No knocks to knockwurst, but Cincinnati’s Bauer European Farm Kitchen is reinventing traditional German food to please every palate.


When you think of German food, if you picture a lederhosen-clad waiter with a tray of sausages sauerkraut, then you’re close to where Cincinnati was about a year ago. Even with the city’s German-American history and citizenry, its food scene lacked Germanic fare.

“There was no stand-by restaurant for German food,” says Jackson Rouse, executive chef at Bauer European Farm Kitchen in Cincinnati. “My last name is Rouse, and I’ve cooked all types of cuisine, and I’d never cooked my heritage cuisine of German. No recipes were really even passed down in my family because of the stigma from World War II.”

Rouse embraced his heritage when he helped open Bauer in 2017 and started cooking Eastern European food with a sous vide flare. He incorporates products from local artisans and sources his produce and proteins from local farmers for his menu.  

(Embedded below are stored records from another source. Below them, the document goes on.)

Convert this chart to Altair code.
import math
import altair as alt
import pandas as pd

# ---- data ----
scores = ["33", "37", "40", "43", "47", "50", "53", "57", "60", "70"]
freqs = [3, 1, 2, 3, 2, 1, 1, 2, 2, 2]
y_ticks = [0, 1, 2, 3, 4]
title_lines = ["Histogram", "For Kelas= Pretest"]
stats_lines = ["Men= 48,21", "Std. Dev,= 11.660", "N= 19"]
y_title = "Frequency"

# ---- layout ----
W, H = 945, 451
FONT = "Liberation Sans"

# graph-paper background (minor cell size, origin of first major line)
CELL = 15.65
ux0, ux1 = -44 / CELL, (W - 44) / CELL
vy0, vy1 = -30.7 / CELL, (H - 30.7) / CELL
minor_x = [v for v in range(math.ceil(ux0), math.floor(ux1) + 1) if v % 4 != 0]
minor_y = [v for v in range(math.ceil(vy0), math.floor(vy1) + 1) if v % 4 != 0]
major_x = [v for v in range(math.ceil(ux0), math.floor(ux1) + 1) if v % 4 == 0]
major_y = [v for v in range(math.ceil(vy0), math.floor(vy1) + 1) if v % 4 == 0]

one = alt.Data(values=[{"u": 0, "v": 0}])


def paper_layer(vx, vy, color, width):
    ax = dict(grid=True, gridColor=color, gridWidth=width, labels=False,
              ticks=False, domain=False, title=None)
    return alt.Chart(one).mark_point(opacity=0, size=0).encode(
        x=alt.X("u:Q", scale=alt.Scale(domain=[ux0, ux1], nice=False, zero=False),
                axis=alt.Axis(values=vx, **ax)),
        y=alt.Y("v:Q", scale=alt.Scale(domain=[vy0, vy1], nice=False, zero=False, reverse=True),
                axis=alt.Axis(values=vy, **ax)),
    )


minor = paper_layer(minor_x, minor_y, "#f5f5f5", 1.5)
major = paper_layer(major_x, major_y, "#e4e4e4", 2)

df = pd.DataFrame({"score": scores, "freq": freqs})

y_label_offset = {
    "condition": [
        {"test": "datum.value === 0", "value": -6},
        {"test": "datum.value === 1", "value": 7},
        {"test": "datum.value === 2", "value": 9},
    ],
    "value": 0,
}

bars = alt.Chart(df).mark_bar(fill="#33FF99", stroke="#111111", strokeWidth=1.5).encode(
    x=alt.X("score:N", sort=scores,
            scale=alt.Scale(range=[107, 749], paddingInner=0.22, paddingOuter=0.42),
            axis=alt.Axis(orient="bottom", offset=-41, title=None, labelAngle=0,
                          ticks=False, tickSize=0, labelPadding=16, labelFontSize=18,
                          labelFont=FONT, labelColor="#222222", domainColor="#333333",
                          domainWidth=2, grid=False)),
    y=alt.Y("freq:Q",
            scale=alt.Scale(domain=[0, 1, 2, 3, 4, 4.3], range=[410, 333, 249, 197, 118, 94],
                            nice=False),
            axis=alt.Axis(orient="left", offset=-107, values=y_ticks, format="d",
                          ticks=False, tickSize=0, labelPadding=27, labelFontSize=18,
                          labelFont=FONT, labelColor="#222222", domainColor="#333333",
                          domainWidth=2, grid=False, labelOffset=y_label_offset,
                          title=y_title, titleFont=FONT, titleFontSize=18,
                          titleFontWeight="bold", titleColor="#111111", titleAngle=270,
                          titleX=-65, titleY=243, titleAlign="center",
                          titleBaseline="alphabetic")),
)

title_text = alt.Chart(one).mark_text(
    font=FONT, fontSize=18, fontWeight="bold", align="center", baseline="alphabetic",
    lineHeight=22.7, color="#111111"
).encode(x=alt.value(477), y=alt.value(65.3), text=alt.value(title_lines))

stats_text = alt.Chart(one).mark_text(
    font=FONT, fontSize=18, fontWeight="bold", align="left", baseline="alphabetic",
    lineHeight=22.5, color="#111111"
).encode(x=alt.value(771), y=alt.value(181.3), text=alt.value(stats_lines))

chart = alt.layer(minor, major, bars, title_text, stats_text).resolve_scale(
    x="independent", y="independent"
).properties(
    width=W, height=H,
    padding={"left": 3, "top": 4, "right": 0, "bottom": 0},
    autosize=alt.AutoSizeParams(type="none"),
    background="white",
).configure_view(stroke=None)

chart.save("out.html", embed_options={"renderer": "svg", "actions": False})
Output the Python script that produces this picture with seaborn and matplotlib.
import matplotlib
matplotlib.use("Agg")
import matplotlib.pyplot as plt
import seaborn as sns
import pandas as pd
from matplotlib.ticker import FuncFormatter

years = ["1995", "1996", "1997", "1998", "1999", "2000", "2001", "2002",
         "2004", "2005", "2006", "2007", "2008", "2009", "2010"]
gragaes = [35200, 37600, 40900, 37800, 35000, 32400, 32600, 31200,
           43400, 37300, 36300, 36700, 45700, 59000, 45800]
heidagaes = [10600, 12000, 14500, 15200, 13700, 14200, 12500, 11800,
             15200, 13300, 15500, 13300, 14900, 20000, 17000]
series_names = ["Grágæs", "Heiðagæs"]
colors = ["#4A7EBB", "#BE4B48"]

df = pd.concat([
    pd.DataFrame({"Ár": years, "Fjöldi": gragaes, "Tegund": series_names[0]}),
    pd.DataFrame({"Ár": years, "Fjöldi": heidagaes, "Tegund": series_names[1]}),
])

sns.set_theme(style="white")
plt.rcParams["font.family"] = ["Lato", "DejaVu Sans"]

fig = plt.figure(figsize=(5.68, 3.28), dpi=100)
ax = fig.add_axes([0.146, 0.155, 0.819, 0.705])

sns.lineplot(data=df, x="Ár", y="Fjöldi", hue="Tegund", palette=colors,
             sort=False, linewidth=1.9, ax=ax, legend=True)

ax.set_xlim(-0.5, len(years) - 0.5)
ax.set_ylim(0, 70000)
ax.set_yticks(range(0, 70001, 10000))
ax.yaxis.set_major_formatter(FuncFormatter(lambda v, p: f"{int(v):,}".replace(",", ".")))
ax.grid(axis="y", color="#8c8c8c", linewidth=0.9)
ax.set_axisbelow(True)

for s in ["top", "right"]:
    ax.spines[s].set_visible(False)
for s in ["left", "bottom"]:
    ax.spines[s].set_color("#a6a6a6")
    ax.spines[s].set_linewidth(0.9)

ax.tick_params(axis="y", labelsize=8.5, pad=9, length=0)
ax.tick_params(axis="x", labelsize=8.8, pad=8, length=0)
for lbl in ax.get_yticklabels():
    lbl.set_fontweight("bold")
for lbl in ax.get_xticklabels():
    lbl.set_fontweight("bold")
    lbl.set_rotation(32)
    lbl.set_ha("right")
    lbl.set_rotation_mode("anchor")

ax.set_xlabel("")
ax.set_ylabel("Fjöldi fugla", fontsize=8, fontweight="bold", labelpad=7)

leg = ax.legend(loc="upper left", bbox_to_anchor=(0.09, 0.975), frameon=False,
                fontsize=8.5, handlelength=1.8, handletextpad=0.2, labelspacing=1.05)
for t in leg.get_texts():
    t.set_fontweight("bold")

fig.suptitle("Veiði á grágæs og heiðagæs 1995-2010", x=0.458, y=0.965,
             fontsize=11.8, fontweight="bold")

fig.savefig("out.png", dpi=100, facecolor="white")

“The idea was to take the same products that local farmers had in Germany, and translate them into a more contemporary preparation—but not too far out there that people couldn’t contemplate the roots and the comfort of the food,” he says.

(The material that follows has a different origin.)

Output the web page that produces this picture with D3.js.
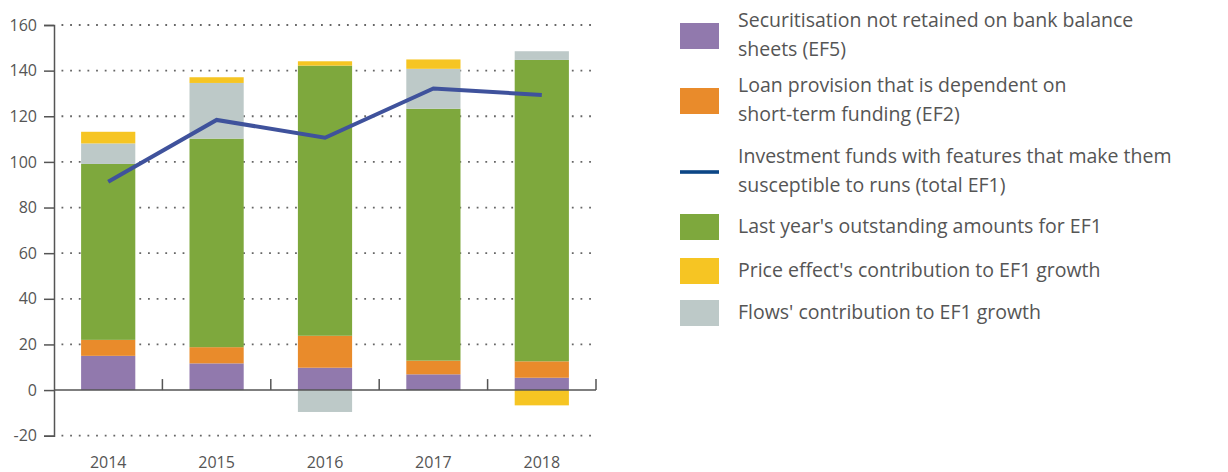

Folding Alsatian, Hungarian, and Polish food into the menu was crucial for Rouse, who wanted to be inclusive of more Eastern European culinary traditions. His choucroute garnie—the traditional Alsatian dish of boiled pork, Champagne-washed sauerkraut, mustard, and potatoes—is a crowd favorite.

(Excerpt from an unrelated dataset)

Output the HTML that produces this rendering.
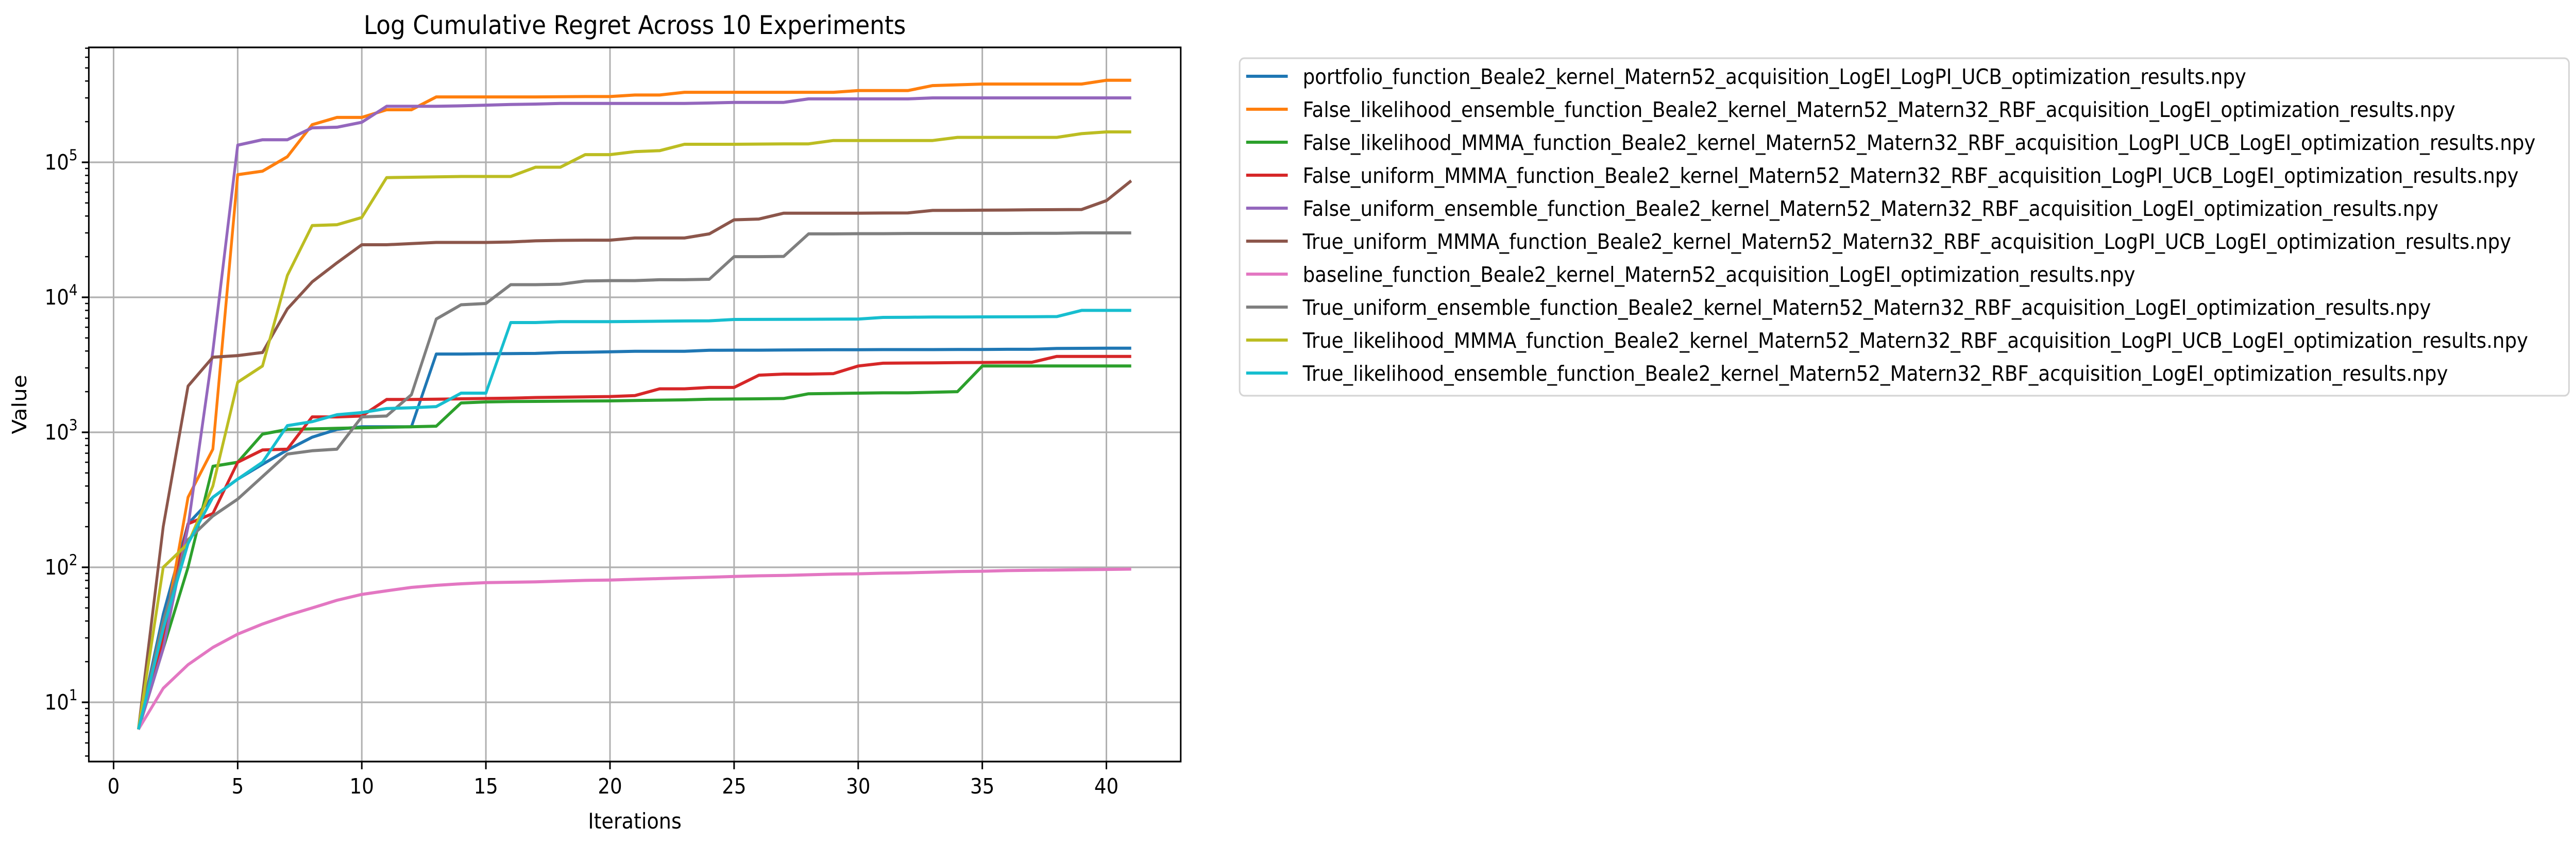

“Cincinnati is Porkopolis, so we sneak in our pork belly, pork shank, and sausages,” Rouse says. “We blanch and sous vide our potatoes, then fry them, and we do a sauerkraut that’s made with sparkling wine, Belgian beer, and fermented apples in fall and different root vegetables in winter.”

Sous vide helps Rouse cook his proteins perfectly, intensify the farm-fresh flavors of vegetables, and ensure consistency and ease in his small kitchen. Sauerbraten short ribs and octopus both hit the water bath at Bauer, as does the tête de cochon—this whole pig’s head requires a three-day pre-order (it’s brined for two days and cooked sous vide for one), and in fine-dining style, it’s carved tableside.

“I used to run barbecue restaurants, and I’m kind of the whole-hog type of guy, so I thought, ‘How cool would it be to showcase a whole pig head like they do in Chicago and New York but in the get-down style?’” Rouse says, referencing the slang for taco preparations that use a whole pig head. “I have two farmers who try to keep up with me.”

Though pig is prominent at Bauer, vegetarians need not be frightened by the menu. For Rouse, going back to his roots also involves lots of root vegetables.

“There’s nothing better than cooking sous vide vegetables and finishing them on a plancha,” he says. “Pretty much every vegetable that we use is cooked sous vide. We do several types of turnips, and kohlrabi has made this comeback now, and carrots and parsnips and celery root—all they need is a quick char.”

Plant-based eaters will love the chou-fleur (roasted cauliflower with seed streusel) or ratatouille, but no matter what you order at Bauer, Rouse’s vision for the future of Eastern European food is present in the dish.

“For me, it’s like, if you don’t know where you come from, how do you know where you could end up?”